The court had to consider whether the services provided by Mrs Walker were “gratuitous services” having regard to the definition in section 306D of the WCRA which defines both the terms “gratuitous services” and “paid services”.

The defendant argued that the services were not “paid services” within the meaning of section 306D of the WCRA. This is because they were not provided in Mrs Walker’s “professional capacity or in the course of her business”. The defendant sought to rely on the argument that because the services were not “paid services”, they must be “gratuitous services”. However, McMeekin J found that even if they were not paid services, it was necessary to consider whether they were “gratuitous services” within the meaning of the WCRA.

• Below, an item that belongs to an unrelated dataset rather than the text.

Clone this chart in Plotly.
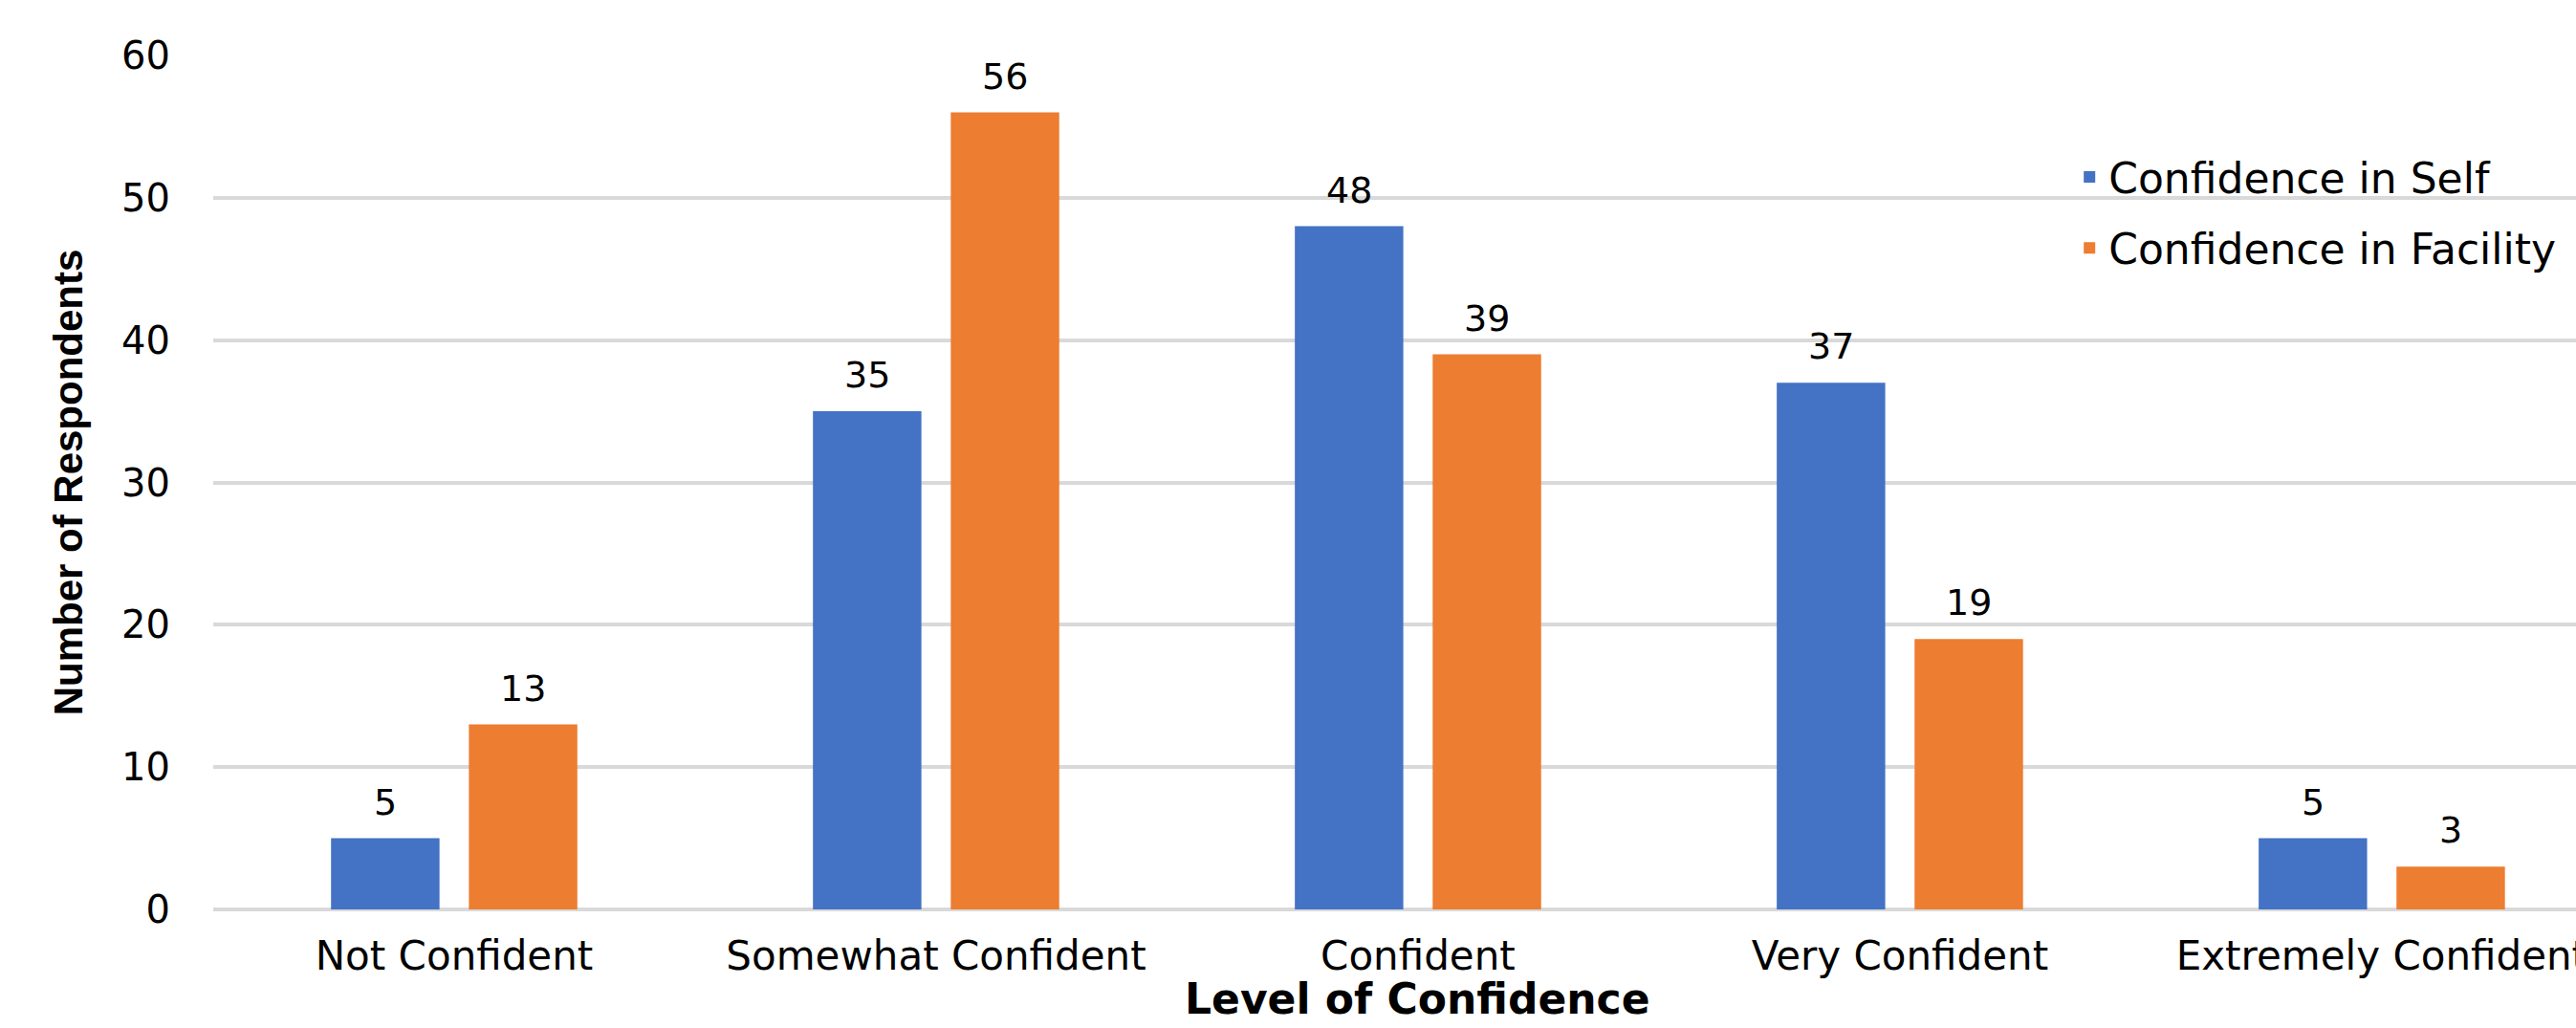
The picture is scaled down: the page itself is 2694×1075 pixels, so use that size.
import plotly.graph_objects as go

# Survey results: confidence levels reported by respondents
categories = ["Not Confident", "Somewhat Confident", "Confident",
              "Very Confident", "Extremely Confident"]
self_confidence = [5, 35, 48, 37, 5]
facility_confidence = [13, 56, 39, 19, 3]
series_names = ["Confidence in Self", "Confidence in Facility"]
y_ticks = [0, 10, 20, 30, 40, 50, 60]
x_title = "Level of Confidence"
y_title = "Number of Respondents"

BLUE = "#4472c4"
ORANGE = "#ed7d31"
GRID = "#d9d9d9"
FONT = "DejaVu Sans"

BARGAP = 0.428
BARGROUPGAP = 0.213

fig = go.Figure()
series = [(series_names[0], self_confidence, BLUE),
          (series_names[1], facility_confidence, ORANGE)]
for idx, (name, values, color) in enumerate(series):
    fig.add_trace(go.Bar(
        x=categories, y=values, name=name,
        marker=dict(color=color, line=dict(width=0)),
        legendgroup=f"g{idx}",
    ))

# value labels above each bar, centred on the bar within its group
slot = (1 - BARGAP) / 2
for idx, (name, values, color) in enumerate(series):
    offset = (idx - 0.5) * slot
    for i, v in enumerate(values):
        fig.add_annotation(
            x=i + offset, y=v, xref="x", yref="y",
            text=str(v), showarrow=False,
            yanchor="bottom", yshift=14,
            font=dict(family=FONT, size=38, color="#000000"),
        )

# x-axis title, centred under the middle category of the full axis
fig.add_annotation(
    x=(len(categories) - 1) / 2, xref="x",
    y=-0.105, yref="paper", yanchor="middle",
    text=f"<b>{x_title}</b>", showarrow=False,
    font=dict(family=FONT, size=44, color="#000000"),
)

fig.update_layout(
    width=2694, height=1075,
    margin=dict(l=223, r=0, t=58, b=124, autoexpand=False),
    paper_bgcolor="white", plot_bgcolor="white",
    barmode="group", bargap=BARGAP, bargroupgap=BARGROUPGAP,
    showlegend=True,
    legend=dict(
        x=0.786, y=0.897, xanchor="left", yanchor="top",
        bgcolor="rgba(0,0,0,0)",
        font=dict(family=FONT, size=44, color="#000000"),
        traceorder="grouped", tracegroupgap=14,
    ),
)

fig.update_xaxes(
    range=[-0.5, 4.403], automargin=False,
    showgrid=False, showline=False, zeroline=False,
    ticks="", ticklabelstandoff=20,
    tickfont=dict(family=FONT, size=42, color="#000000"),
)

fig.update_yaxes(
    range=[0, 60], tickvals=y_ticks, automargin=False,
    showgrid=True, gridcolor=GRID, gridwidth=4,
    zeroline=True, zerolinecolor=GRID, zerolinewidth=4,
    showline=False, ticks="", ticklabelstandoff=44,
    tickfont=dict(family=FONT, size=40, color="#000000"),
    title=dict(text=y_title, standoff=27,
               font=dict(family="Liberation Sans", size=42, color="#000000",
                         weight="bold")),
)

fig.write_html("out.html")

This required consideration of whether Mrs Walker was a member of the plaintiff’s “household”. The court referred to several dictionary definitions of “household” noting that most definitions refer to people living together who have a familial or friendship type relationship. This could be distinguished from the plaintiff’s circumstances because he moved in with Mrs Walker, a stranger, solely in order to receive the services.

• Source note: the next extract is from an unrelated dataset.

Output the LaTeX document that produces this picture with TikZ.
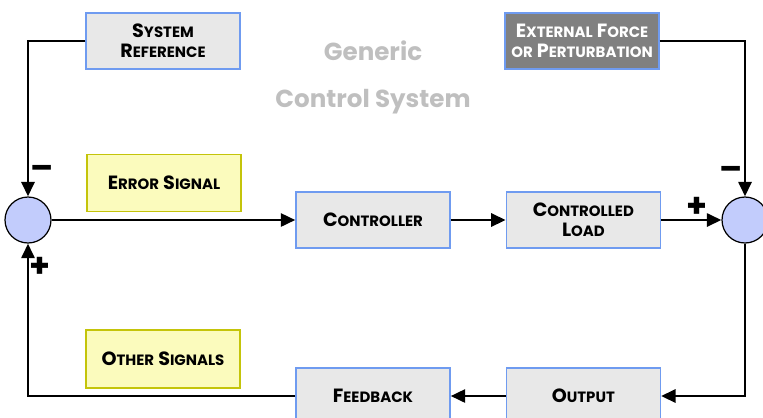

On that basis, the court found that the services provided by Mrs Walker were not “gratuitous services” and the limitation on the availability of damages for the cost of the services provided did not apply. The plaintiff was awarded over $25,000.00 as to past paid assistance and over $110,000.00 as to future paid assistance.

Take away point

While this decision further erodes the restrictions placed on the availability of damages for the provision of services imposed by the WCRA, its application will be limited to those unique circumstances where a plaintiff receives services from a stranger in what would otherwise be regarded as a household context. Despite this limited application, the case serves as a reminder that where ambiguity exists, the court will apply a beneficial interpretation to the restrictions imposed by the WCRA.